'Lady Bird' is frisky and oddball, which is sometimes annoying and more often ingratiating

The adolescent coming-of-age pangs experienced by Lady Bird (Saoirse Ronan), to which we can all relate in some measure, are timeless and the movie is best when it undercuts its own seriousness

Lucas Hedges and Saoirse Ronan star in 'Lady Bird.'

Merie Wallace/Courtesy of A24

November 3, 2017

“Lady Bird,” Greta Gerwig’s solo directorial debut, is frisky and oddball in ways that are sometimes annoying and more often ingratiating. Gerwig, who also wrote the semi-autobiographical script, pushes all the emotional buttons – laughter, tears, heartbreak, nostalgia – right on cue, like a hit Broadway show, but she does so in such a seemingly haphazard way that it’s easy to miss (and forgive) the middlebrow calculation behind it all.

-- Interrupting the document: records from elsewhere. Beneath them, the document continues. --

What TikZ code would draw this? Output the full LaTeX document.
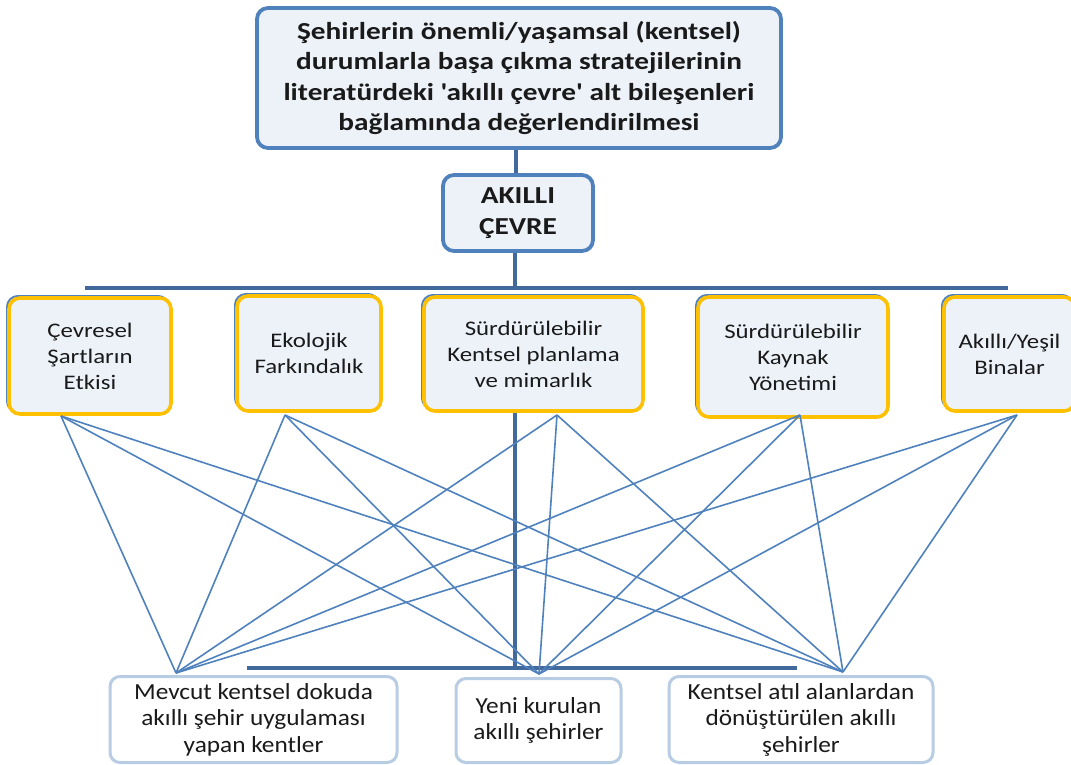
\documentclass[tikz,border=0pt]{standalone}
\usepackage{fontspec}
\setmainfont{Carlito}
\newfontfamily\widefont{Carlito}[FakeStretch=1.2]
\newfontfamily\midfont{Carlito}[FakeStretch=1.1]
\usetikzlibrary{shadows}
\definecolor{thinblue}{HTML}{4F81BD}
\definecolor{thickblue}{HTML}{41699B}
\definecolor{boxfill}{HTML}{EDF2F9}
\definecolor{gold}{HTML}{FFC000}
\definecolor{lightborder}{HTML}{B8CCE4}
\definecolor{txt}{HTML}{1A1A1A}
\tikzset{
  titlebox/.style={draw=thinblue, line width=3.8pt, fill=boxfill, rounded corners=11pt,
    inner sep=0pt, align=center, text=txt,
    font=\widefont\fontsize{24.4}{30.5}\selectfont\bfseries},
  catbox/.style={draw=gold, line width=3.6pt, fill=boxfill, rounded corners=11pt,
    inner sep=0pt, align=center, text=txt,
    general shadow={shadow xshift=-2pt, shadow yshift=2pt, draw=thinblue, line width=2pt, fill=none},
    font=\widefont\fontsize{20.7}{26}\selectfont},
  citybox/.style={draw=lightborder, line width=3pt, fill=white, rounded corners=10pt,
    inner sep=0pt, align=center, text=txt,
    font=\midfont\fontsize{23}{26.5}\selectfont},
  trunk/.style={draw=thickblue, line width=4.5pt},
  link/.style={draw=thinblue, line width=1.6pt},
}
\begin{document}
\begin{tikzpicture}[x=1pt,y=-1pt]
\useasboundingbox (0,0) rectangle (1071,765);

\coordinate (busL) at (85,288);
\coordinate (busR) at (1008,288);
\coordinate (lbusL) at (247,668);
\coordinate (lbusR) at (797,668);

\node[titlebox, minimum width=524pt, minimum height=140pt] (top) at (519,78)
  {Şehirlerin önemli/yaşamsal (kentsel)\\durumlarla başa çıkma stratejilerinin\\literatürdeki 'akıllı çevre' alt bileşenleri\\bağlamında değerlendirilmesi};

\draw[trunk] ([xshift=-3pt]top.south) -- ++(0,30);

\node[titlebox, minimum width=150pt, minimum height=76pt] (ak) at (518,213)
  {AKILLI\\ÇEVRE};

\draw[trunk] ([xshift=-3pt]ak.south) -- ([xshift=-3pt]ak.south |- busL);
\draw[trunk] (busL) -- (busR);

\node[catbox, minimum width=162pt, minimum height=116pt] (m1) at (90,356)
  {Çevresel\\Şartların\\Etkisi};
\node[catbox, minimum width=144pt, minimum height=115pt] (m2) at (309,353.5)
  {Ekolojik\\Farkındalık};
\node[catbox, minimum width=219pt, minimum height=114pt] (m3) at (533.5,354)
  {Sürdürülebilir\\Kentsel planlama\\ve mimarlık};
\node[catbox, minimum width=190pt, minimum height=120pt] (m4) at (793,357)
  {Sürdürülebilir\\Kaynak\\Yönetimi};
\node[catbox, minimum width=131pt, minimum height=114pt] (m5) at (1009.5,354)
  {Akıllı/Yeşil\\Binalar};

\draw[trunk] ([xshift=-18.5pt]m3.south) -- ([xshift=-18.5pt]m3.south |- lbusL);
\draw[trunk] (lbusL) -- (lbusR);

\coordinate (t1) at (61,416);
\coordinate (t2) at (285,415);
\coordinate (t3) at (557,415);
\coordinate (t4) at (800,415);
\coordinate (t5) at (1017,415);
\coordinate (p1) at (176,673);
\coordinate (p2) at (539,674);
\coordinate (p3) at (843,672);

\foreach \t in {t1,t2,t3,t4,t5}
  \foreach \p in {p1,p2,p3}
    \draw[link] (\t) -- (\p);

\node[citybox, minimum width=287pt, minimum height=86pt] (b1) at (253.5,719.5)
  {Mevcut kentsel dokuda\\akıllı şehir uygulaması\\yapan kentler};
\node[citybox, minimum width=165pt, minimum height=84pt] (b2) at (538.5,720.5)
  {Yeni kurulan\\akıllı şehirler};
\node[citybox, minimum width=264pt, minimum height=86pt] (b3) at (801,719.5)
  {Kentsel atıl alanlardan\\dönüştürülen akıllı\\şehirler};
\end{tikzpicture}
\end{document}
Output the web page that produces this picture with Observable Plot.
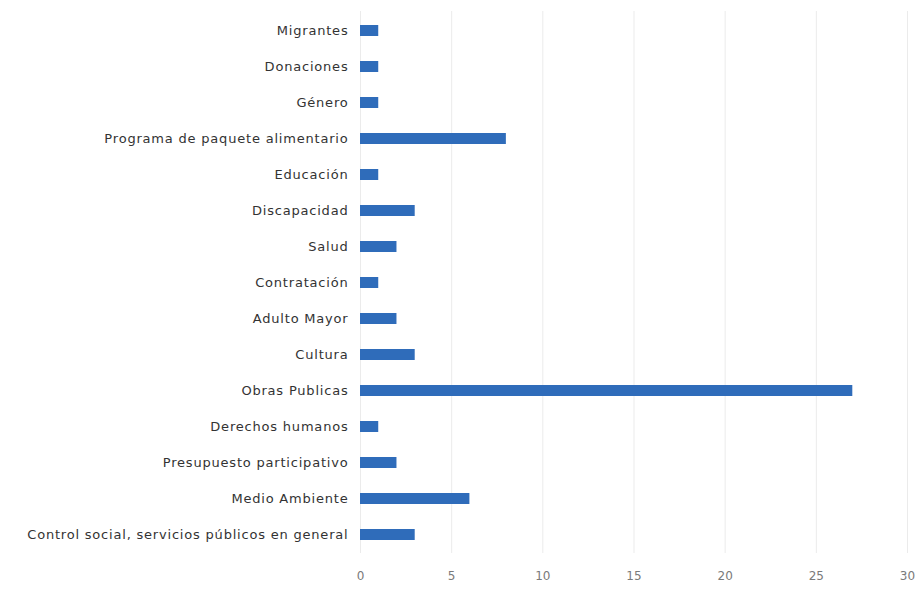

Saoirse Ronan, who always graces the screen no matter what the role, plays the unruly Christine McPherson, who has given herself the nickname “Lady Bird” and can’t wait to finish out her senior year in a Roman Catholic high school in Sacramento, Calif., so she can flee to a fancy college on the East Coast.

Two problems with that plan: Her grades aren’t terribly good, and even if they were, her parents can’t afford it. Her father (Tracy Letts), a computer programmer, is depressed and out of work, and her mother (a very sharp Laurie Metcalf) works two shifts as a nurse. The best scenes in the film pit mother against daughter. Both are fiercely strong-willed and contentious; they go at it like longtime combatants who know each other’s every weakness. And yet beneath all the tumult, it’s clear they share an abiding love. It’s one of the more believable mother-daughter duets I’ve seen in a while at the movies.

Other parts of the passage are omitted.